Shamik Bhose, Independent Commodities Advisor won’t be surprised if the Crude touches USD 68 per barrel or thereabouts. “Looking at the charts, I would look at earlier supports as new resistance. If this continues, I would look at USD 68 per barrel. Otherwise, it could decline to USD 55 per barrel.”
Here is a verbatim transcript of the exclusive interview with Shamik Bhose on CNBC-TV18. Also watch the accompanying video.
Q: Crude has seen good gains. Do you expect it to run-up even more?
A: Yes. It is definitely possible. If we look at the fundamentals, there is nothing in favour of this run-up because there is enough stocks upsurge as you go into the driving season, which is still one and a half months away. But I guess there is a slight uneasiness regarding geopolitical situation, currencies with the dollar declining, which leads to commodities getting repriced upwards.
Last but not the least, the overall feeling in the markets is that with America putting in such an amount of financial stimulus and the monetising of this debt will eventually lead to inflation in the dollar zone and dollar’s debasement. Thus commodity prices will get repriced upwards in dollar terms. You are seeing that in gold and also in crude.
Q: Are you looking at levels like USD 65-70 per barrel from hereon or do you think we are pretty much done with the current rally?
A: I think looking at the decline from USD 147 per barrel to USD 34 per barrel, I would say a 38% retracement should take you to around about USD 70 per barrel or thereabouts.
I won’t be surprised if we see it high upwards of USD 68 per barrel or thereabouts.

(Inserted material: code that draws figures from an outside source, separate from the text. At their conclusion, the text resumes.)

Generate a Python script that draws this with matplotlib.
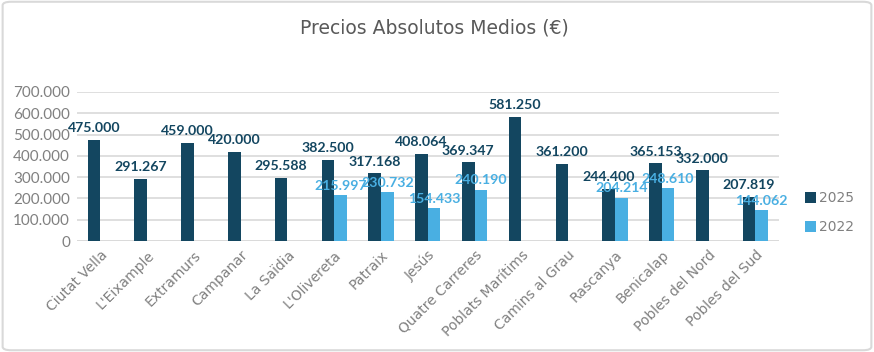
import numpy as np
import matplotlib
matplotlib.use("Agg")
import matplotlib.pyplot as plt
from matplotlib.patches import FancyBboxPatch

plt.rcParams['font.family'] = ['DejaVu Sans']

barrios = ["Ciutat Vella", "L'Eixample", "Extramurs", "Campanar", "La Saïdia",
           "L'Olivereta", "Patraix", "Jesús", "Quatre Carreres", "Poblats Marítims",
           "Camins al Grau", "Rascanya", "Benicalap", "Pobles del Nord", "Pobles del Sud"]
precio_2025 = [475000, 291267, 459000, 420000, 295588, 382500, 317168, 408064,
               369347, 581250, 361200, 244400, 365153, 332000, 207819]
precio_2022 = [np.nan, np.nan, np.nan, np.nan, np.nan, 215997, 230732, 154433,
               240190, np.nan, np.nan, 204214, 248610, np.nan, 144062]

c25 = "#134660"
c22 = "#49AFE2"
gris = "#808080"


def fmt(v):
    return f"{v:,.0f}".replace(",", ".")


fig = plt.figure(figsize=(8.74, 3.52), dpi=100)
ax = fig.add_axes([0.088, 0.315, 0.803, 0.424])

x = np.arange(len(barrios))
w = 0.27
ax.bar(x - w / 2, precio_2025, w, color=c25, label="2025", zorder=3)
ax.bar(x + w / 2, precio_2022, w, color=c22, label="2022", zorder=3)

# etiquetas de datos encima de cada barra
for i, v in enumerate(precio_2025):
    ax.text(x[i] - w / 2, v + 27000, fmt(v), ha="center", va="bottom",
            color=c25, fontsize=10.2, fontweight="bold", family="Lato", zorder=4)
for i, v in enumerate(precio_2022):
    if not np.isnan(v):
        ax.text(x[i] + w / 2, v + 16000, fmt(v), ha="center", va="bottom",
                color=c22, fontsize=10.2, fontweight="bold", family="Lato", zorder=4)

ax.set_xlim(-0.5, len(barrios) - 0.5)
ax.set_ylim(0, 700000)
ax.set_yticks(np.arange(0, 700001, 100000))
ax.set_yticklabels([fmt(t) for t in np.arange(0, 700001, 100000)], color=gris,
                   fontsize=11, family="Lato")
ax.set_xticks(x)
ax.set_xticklabels(barrios, rotation=45, ha="right", rotation_mode="anchor",
                   color=gris, fontsize=10)
ax.tick_params(length=0, pad=5)
ax.grid(axis="y", color="#d9d9d9", linewidth=1.2, zorder=0)
for s in ax.spines.values():
    s.set_visible(False)
ax.axhline(0, color="#d9d9d9", linewidth=1.2, zorder=1)

ax.legend(loc="center left", bbox_to_anchor=(1.02, 0.19), frameon=False,
          fontsize=10, labelcolor=gris, handlelength=0.8, handleheight=0.8,
          handletextpad=0.2, labelspacing=1.1)

fig.text(0.497, 0.92, "Precios Absolutos Medios (€)", ha="center", va="center",
         fontsize=13.5, color="#595959")

fig.patches.append(FancyBboxPatch((0.003, 0.005), 0.994, 0.99,
                                  boxstyle="round,pad=0,rounding_size=0.01",
                                  transform=fig.transFigure, fill=False,
                                  edgecolor="#d9d9d9", linewidth=1.5))

fig.savefig("out.png", dpi=100)
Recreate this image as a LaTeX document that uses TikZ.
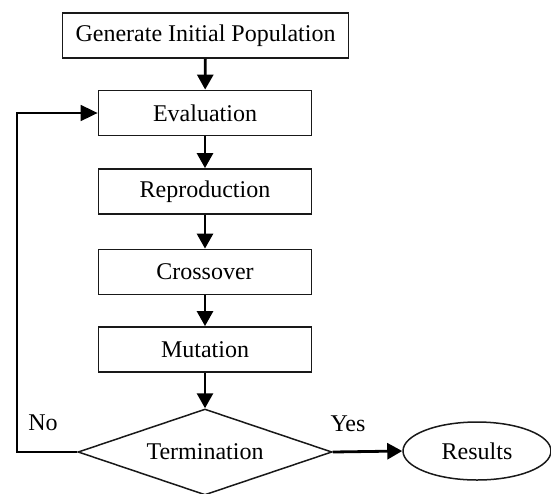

But when the market was declining, this area of USD 61-62 per barrel was a major support zone. That is why it is acting as resistance. The next spot could be between USD 68 and USD 70 per barrel.
Looking at the charts, I would look at earlier supports as new resistance. If this continues, I would look at USD 68 per barrel. Otherwise, it could decline to USD 55 per barrel.
Q: Would you be a buyer at these levels or would you want to wait for some dips?
A: I would say I was a buyer after USD 52 per barrel. At this level, I am a profit taker. Yes, I would buy here on dips. But at the same time, I would be a little diffident about shading this rally. If I am not long already, I would probably be a little hesitant to jump in over here.
Q: A weak dollar has supported gold. Do you think a run-up can be expected in the coming week as well?
A: Yes. It has bounced off the 200-day moving average. That is a solid support around about USD 860 per ounce to USD 870 per ounce. Then you see support coming in around USD 890 per ounce. Then the market after a couple of days of hanging around USD 916-920 per ounce has moved up again. That is why if it closes above USD 940-950 per ounce, I think it could attempt USD 970-980 per ounce. As such it doesn’t look to have the legs to go beyond that. But these are times when gold surprises. And considering the dollar’s debasement and worldwide inflation and problems that you expect further from Eastern Europe, from Western Europe, credit card problems, they are as such not going away. That could mean that gold could continue to attract ETF buying interest.